The first 18 Currency ETCs were listed on the LSE on the 12th November and track MSFX Currency IndicesSM. Since inception, the Currency ETCs have rapidly generated interest with eight liquidity providers signing up and four Multilateral Trading Facilities (MTFs) to provide investors access to these new securities.

The 18 initial Currency ETCs provide long or short passive exposure to G10 currencies versus the US Dollar and include AUD, CAD, CHF, EUR, GBP, JPY, NOK, NZK and SEK. The ETCs also provide exposure to local interest rates in addition to FX movements. For example the implied interest rate incorporated into the MSFX Long Australian Dollar IndexSM averaged approximately 5% p.a. over the past five years.

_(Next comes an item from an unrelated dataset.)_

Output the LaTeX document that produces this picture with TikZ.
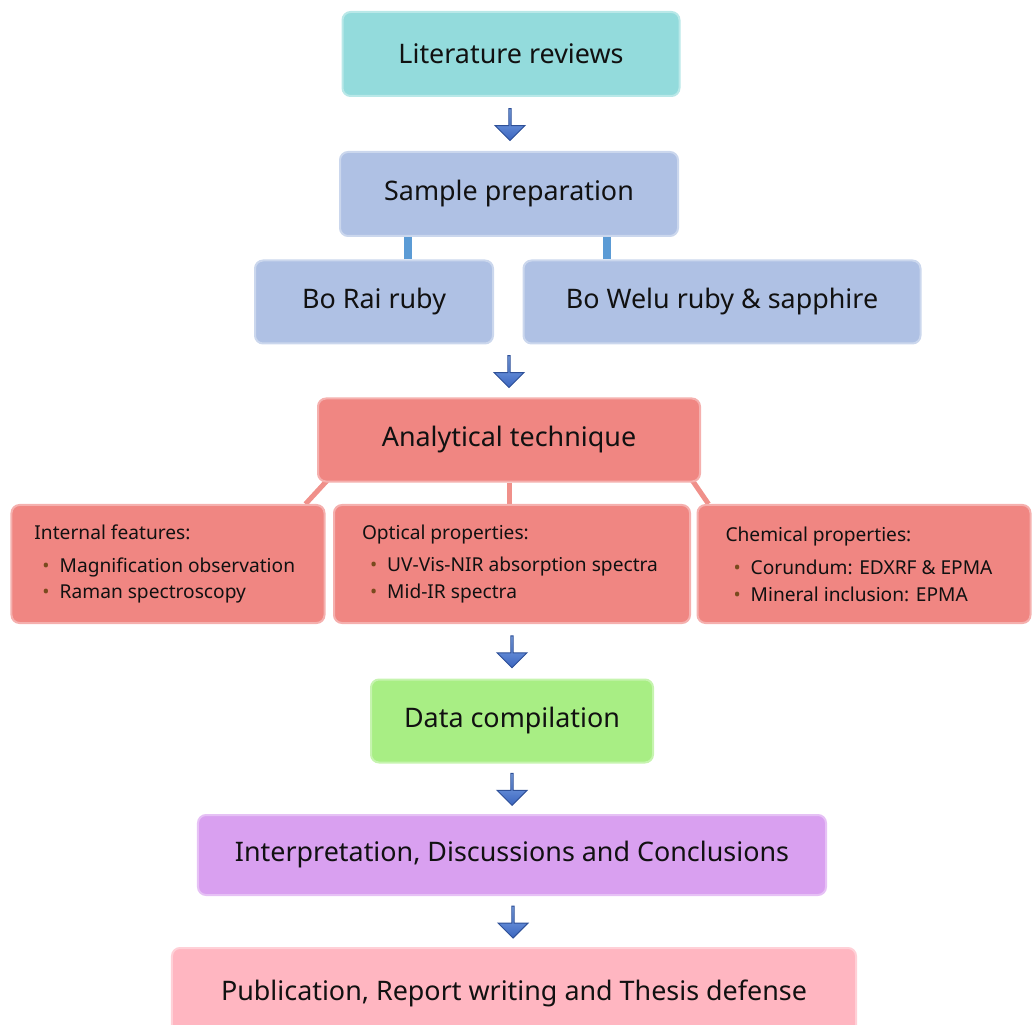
\documentclass[tikz,border=0pt]{standalone}
\usepackage{fontspec}
\setmainfont{Noto Sans}
\usetikzlibrary{positioning,backgrounds,calc,shapes.arrows}

\definecolor{litcol}{HTML}{93DBDC}
\definecolor{prepcol}{HTML}{AFC1E4}
\definecolor{anacol}{HTML}{F08682}
\definecolor{datacol}{HTML}{A8EE84}
\definecolor{intcol}{HTML}{D9A0F0}
\definecolor{pubcol}{HTML}{FFB6C1}
\definecolor{barcol}{HTML}{5B9BD5}
\definecolor{tiecol}{HTML}{F0908A}
\definecolor{dotcol}{HTML}{7A4A1E}
\definecolor{txtcol}{HTML}{111111}
\definecolor{arrtop}{HTML}{86ADEB}
\definecolor{arrbot}{HTML}{3A64BE}

\newcommand{\bitem}[1]{\hspace*{1.6mm}\textcolor{dotcol}{\textbullet}\hspace{2mm}#1}

\tikzset{
  box/.style={rectangle, rounded corners=1.6mm, fill=#1, draw=#1!65!white,
    line width=0.4mm, text=txtcol, align=center, inner sep=0pt,
    font=\fontsize{15.3}{18}\selectfont},
  listbox/.style={box=anacol, align=flush left, inner xsep=4.6mm,
    minimum height=23.6mm, font=\fontsize{10.9}{15.3}\selectfont},
  downarrow/.style={single arrow, shape border rotate=270, inner sep=0pt,
    minimum height=6.4mm, minimum width=6mm, single arrow head extend=1.3mm,
    single arrow head indent=0pt,
    top color=arrtop, bottom color=arrbot,
    draw=arrbot!80!black, line width=0.2mm},
  bar/.style={barcol, line width=1.6mm},
  tie/.style={tiecol, line width=1mm}
}

\begin{document}
\begin{tikzpicture}[x=0.2mm, y=-0.2mm]
\clip (0,0) rectangle (1033,1025);

\node[box=litcol, minimum width=67.4mm, minimum height=16.8mm] (lit) at(511,54) {Literature reviews};
\node[box=prepcol, minimum width=67.6mm, minimum height=16.8mm] (prep) at(509,194) {Sample preparation};

\node[box=prepcol, minimum width=47.6mm, minimum height=16.6mm] (borai) at(374,302) {Bo Rai ruby};
\node[box=prepcol, minimum width=79.4mm, minimum height=16.6mm] (bowelu) at(722,302) {Bo Welu ruby \& sapphire};

\node[box=anacol, minimum width=76.4mm, minimum height=16.6mm] (ana) at(509,440) {Analytical technique};

\node[listbox, text width=53.4mm] (intf) at(168,564)
  {Internal features:\\[1.2mm]\bitem{Magnification observation}\\\bitem{Raman spectroscopy}};
\node[listbox, text width=60mm, inner xsep=5.6mm] (optp) at(512,564)
  {Optical properties:\\[1.2mm]\bitem{UV-Vis-NIR absorption spectra}\\\bitem{Mid-IR spectra}};
\node[listbox, text width=55.4mm, inner xsep=5.6mm] (chemp) at(864,564)
  {Chemical properties:\\[1.2mm]\bitem{Corundum: EDXRF \& EPMA}\\\bitem{Mineral inclusion: EPMA}};

\node[box=datacol, minimum width=56.4mm, minimum height=16.6mm] (data) at(512,721) {Data compilation};
\node[box=intcol, minimum width=125.6mm, minimum height=16mm] (interp) at(512,855) {Interpretation, Discussions and Conclusions};
\node[box=pubcol, minimum width=136.8mm, minimum height=18mm] (pub) at(514,993) {Publication, Report writing and Thesis defense};

% block arrows between the steps
\node[downarrow] (a1) at($(lit.south)!0.5!(prep.north)$) {};
\node[downarrow] (a2) at($(borai.south -| ana.north)!0.5!(ana.north)$) {};
\node[downarrow] (a3) at($(optp.south)!0.5!(data.north)$) {};
\node[downarrow] (a4) at($(data.south)!0.5!(interp.north)$) {};
\node[downarrow] (a5) at($(interp.south)!0.5!(pub.north)$) {};

\coordinate (b1) at ($(borai.north)+(34,0)$);
\coordinate (b2) at ($(bowelu.north)+(-115,0)$);
\begin{scope}[on background layer]
\draw[bar] (b1) -- (b1 |- prep.south);
\draw[bar] (b2) -- (b2 |- prep.south);
\draw[tie] ($(ana.south west)+(12,-4)$) -- ($(intf.north east)+(-20,0)$);
\draw[tie] (ana.south) -- (ana.south |- optp.north);
\draw[tie] ($(ana.south east)+(-10,-4)$) -- ($(chemp.north west)+(12,0)$);
\end{scope}
\end{tikzpicture}
\end{document}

Similar to Exchange Traded Funds (ETFs), ETCs are liquid, accessible and simple. ETCs can be created and redeemed on a continuous basis by market makers, matching the tremendous liquidity of the underlying foreign exchange markets but traded on a regulated exchange in the same way as an equity. The average daily turnover of the global FX market is about $3.2 trillion which compares to the average daily turnover of $450 billion for global equities, $48 billion for the New York Stock Exchange and $6 billion for the London Stock Exchange. Thus currencies are much more liquid than equities.

ETF Securities launched the Currency ETC platform due to investor demand for secure, transparent and liquid exchange traded products. Currency ETCs are fully backed* by eligible collateral to the value of at least 100% of the total value of all Currency ETCs outstanding which is held in a segregated custody account with BNY Mellon. The collateral is adjusted daily to ensure credit risk is minimised. Currency ETCs are backed by the same eligible collateral criteria as ETF Securities’ existing Commodity ETCs. With ETF Securities’ Commodity ETC assets having grown by approximately 150% in 2009 to over $16 billion and volumes having doubled to around $1 billion per week, it is clear that investors have widely accepted the ETC structure as a secure vehicle of choice for exposure to commodities. As a result, the ETC product structure has been replicated to include currencies.